Structuring and Managing Data Collection Requirements with JSON and Git
By defining data collection (event tracking) requirements in a structured JSON format and storing them in Git with a web interface that abstracts version control, teams can standardize identifiers, validate data formats automatically, track changes via commit logs, and streamline collaboration between product managers, developers, and testers.
Many companies still manage data‑collection ("埋点") requirements using Word, Google Docs, or Excel, which leads to vague descriptions, lost historical versions, and poor data quality.
Requirement descriptions are ambiguous.
Historical versions become hard to locate.
Data quality suffers from errors or omissions.
If we define data‑collection requirements in a structured way, can we let programs help manage them and even automate format validation?
1. Structured Data‑Collection Requirements
We abstract the requirement into four parts:
Common data such as user_id for identifying a user, defined once and reused. event_id, a unique name for the requirement, similar to a clear variable name in code.
A description of the scenario that triggers the event, which is often the most vague part.
Event parameters, e.g., the product ID when a user clicks a product detail page.
The description (point 3) is usually the hardest to write clearly. A practical solution is to capture a screenshot of the UI interaction and annotate it with a tool like Skitch.

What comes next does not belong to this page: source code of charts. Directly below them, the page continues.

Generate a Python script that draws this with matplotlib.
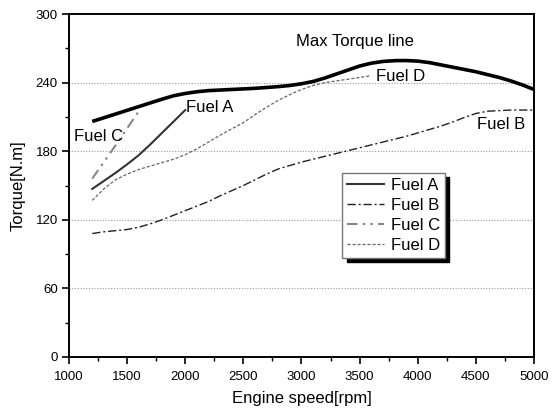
import matplotlib.pyplot as plt
import numpy as np

plt.rcParams['font.family'] = ['Liberation Sans', 'DejaVu Sans']

# engine speed [rpm] and torque [N.m] read per curve
max_rpm = [1200, 1400, 1600, 1800, 1900, 2000, 2100, 2200, 2400, 2600, 2800, 2900, 3000, 3100,
           3200, 3300, 3400, 3500, 3600, 3700, 3800, 3900, 4000, 4100, 4200, 4300, 4400, 4500,
           4600, 4700, 4800, 4900, 5000]
max_torque = [206, 212.5, 219, 225.5, 228.5, 230.5, 232, 233, 234, 235, 236.5, 237.5, 239, 241,
              244, 247.5, 251, 254.5, 257, 258.5, 259.2, 259.3, 258.8, 257.5, 255.5, 253.5, 251.5, 249.5,
              247, 244.5, 241.5, 238, 234]

fuel_a_rpm = [1200, 1300, 1400, 1500, 1600, 1700, 1800, 1900, 2000]
fuel_a = [147, 154, 161, 168.5, 176.5, 186, 196, 206, 216]

fuel_b_rpm = [1200, 1300, 1400, 1500, 1600, 1700, 1800, 1900, 2000, 2100, 2200, 2300, 2400, 2500,
              2600, 2700, 2800, 2900, 3000, 3100, 3200, 3300, 3400, 3500, 3600, 3700, 3800, 3900,
              4000, 4100, 4200, 4300, 4400, 4500, 4600, 4700, 4800, 5000]
fuel_b = [108, 109.5, 110.5, 111.5, 113.5, 116.5, 120, 124, 128, 132, 136, 141, 145.5, 150,
          155, 160, 164.5, 167.5, 170.5, 173, 175.5, 178, 180.5, 183, 185.5, 188, 190.5, 193,
          196, 199, 202, 205.5, 209.5, 213, 215, 215.5, 216, 216]

fuel_c_rpm = [1200, 1400, 1600]
fuel_c = [156, 185, 215]

fuel_d_rpm = [1200, 1300, 1400, 1500, 1600, 1700, 1800, 1900, 2000, 2100, 2200, 2300, 2400, 2500,
              2600, 2700, 2800, 2900, 3000, 3100, 3200, 3300, 3400, 3500, 3600]
fuel_d = [137, 147, 155, 160, 164, 167, 170, 173, 177, 182, 188, 194, 199.5, 205,
          212, 218.5, 224.5, 229.5, 234, 237.5, 240, 241.5, 243, 244.5, 246]

fig = plt.figure(figsize=(5.59, 4.11), dpi=100)
ax = fig.add_axes([0.1234, 0.1314, 0.8319, 0.8345])

ax.plot(max_rpm, max_torque, color='black', lw=2.6, solid_capstyle='butt')
ax.plot(fuel_a_rpm, fuel_a, color='#333333', lw=1.5, label='Fuel A')
ax.plot(fuel_b_rpm, fuel_b, color='#222222', lw=1.0, dashes=(6, 2, 1.5, 2), label='Fuel B')
ax.plot(fuel_c_rpm, fuel_c, color='#888888', lw=1.5, dashes=(5, 2.5, 1.2, 2.5, 1.2, 2.5), label='Fuel C')
ax.plot(fuel_d_rpm, fuel_d, color='#666666', lw=0.9, dashes=(2.5, 1.5), label='Fuel D')

ax.set_xlim(1000, 5000)
ax.set_ylim(0, 300)
ax.set_xticks(np.arange(1000, 5001, 500))
ax.set_yticks(np.arange(0, 301, 60))
ax.set_xticks(np.arange(1000, 5001, 250), minor=True)
ax.set_yticks(np.arange(0, 301, 30), minor=True)
ax.tick_params(which='major', direction='out', length=5, width=1.2, labelsize=9.5)
ax.tick_params(axis='x', which='major', pad=5)
ax.tick_params(axis='y', which='major', pad=3)
ax.tick_params(which='minor', direction='out', length=3, width=1.0)
ax.tick_params(top=False, right=False)
for sp in ax.spines.values():
    sp.set_linewidth(1.4)

for yv in [60, 120, 180, 240]:
    ax.axhline(yv, color='#999999', lw=0.8, ls=(0, (1, 1.5)), zorder=0)

ax.set_xlabel('Engine speed[rpm]', fontsize=12, labelpad=6)
ax.set_ylabel('Torque[N.m]', fontsize=12, labelpad=7)

ax.text(2950, 276, 'Max Torque line', fontsize=12, va='center')
ax.text(2010, 218, 'Fuel A', fontsize=12, va='center')
ax.text(1045, 193, 'Fuel C', fontsize=12, va='center')
ax.text(3645, 245, 'Fuel D', fontsize=12, va='center')
ax.text(4510, 203, 'Fuel B', fontsize=12, va='center')

leg = ax.legend(loc='upper left', bbox_to_anchor=(0.588, 0.537), fontsize=12, fancybox=False,
                framealpha=1, edgecolor='#777777', handlelength=2.2, handletextpad=0.4,
                labelspacing=0.3, borderpad=0.3, borderaxespad=0,
                shadow={'ox': 3, 'oy': -3, 'facecolor': 'black', 'edgecolor': 'black', 'alpha': 1})
leg.get_frame().set_linewidth(1.0)

fig.savefig('out.png', dpi=100)
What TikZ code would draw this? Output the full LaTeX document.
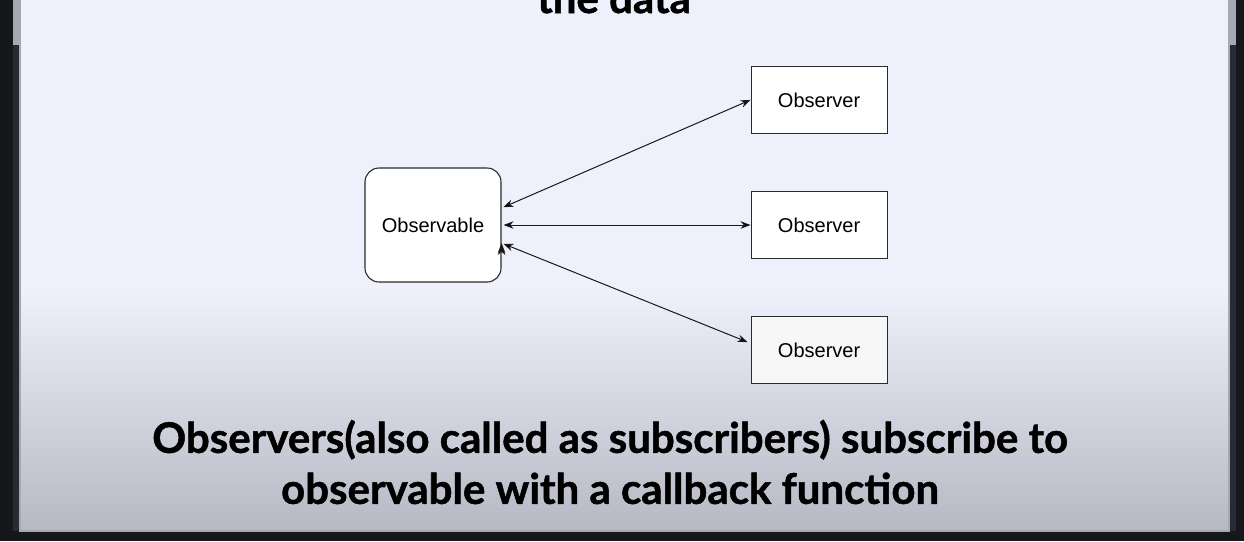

Once the textual parts are structured, the whole requirement can be represented as JSON, for example:
{
"event_id": "test_event",
"curent_app_version": "当期需求定义时的产品版本号",
"params": [
{
"name": "product_id",
"desc": "商品 ID"
},
{
"name": "type_id",
"desc": "类型ID"
}
],
"desc": "事件的详细描述"
}These JSON files (plus the accompanying screenshots) are then stored in Git. To hide Git’s complexity from product managers, we build a web UI that abstracts the version‑control operations.
2. Managing Requirement Documents with Git and a Visual Interface
Both JSON files and images are committed to a Git repository.
Each app version gets its own branch; a new version clones the previous branch and pushes to a new remote branch, e.g.:
git checkout 1.0 -b 1.1 && git push -u origin 1.1 && echo "新版本1.1 需求分支初始化完成"The new branch automatically inherits all previous requirements, and parallel development can merge requirements back after release.
The web UI hides these Git commands, allowing PMs to define requirements, run format validation, commit automatically, view commit logs, and share a unique URL for discussion.
This approach lets developers filter requirements by version, and testers retrieve all requirements for a new version to facilitate regression testing.
3. Automatic Format Validation Based on Structured Requirements
Because the requirements are structured, a validation tool can automatically check incoming data for:
Incorrect data format.
Parameter mismatches.
Unknown data (e.g., deprecated or typo‑generated events).
Each test datum receives a unique URL; when a bug is reported, the engineer can attach this URL, enabling developers to reproduce the exact scenario quickly.
Summary
The final system consists of three layers: requirement definition (JSON + screenshots), data collection, and data validation, all managed through Git with a user‑friendly web front‑end.
If you're not thinking about how to keep your data clean from the very beginning, you're fucked. I guarantee it.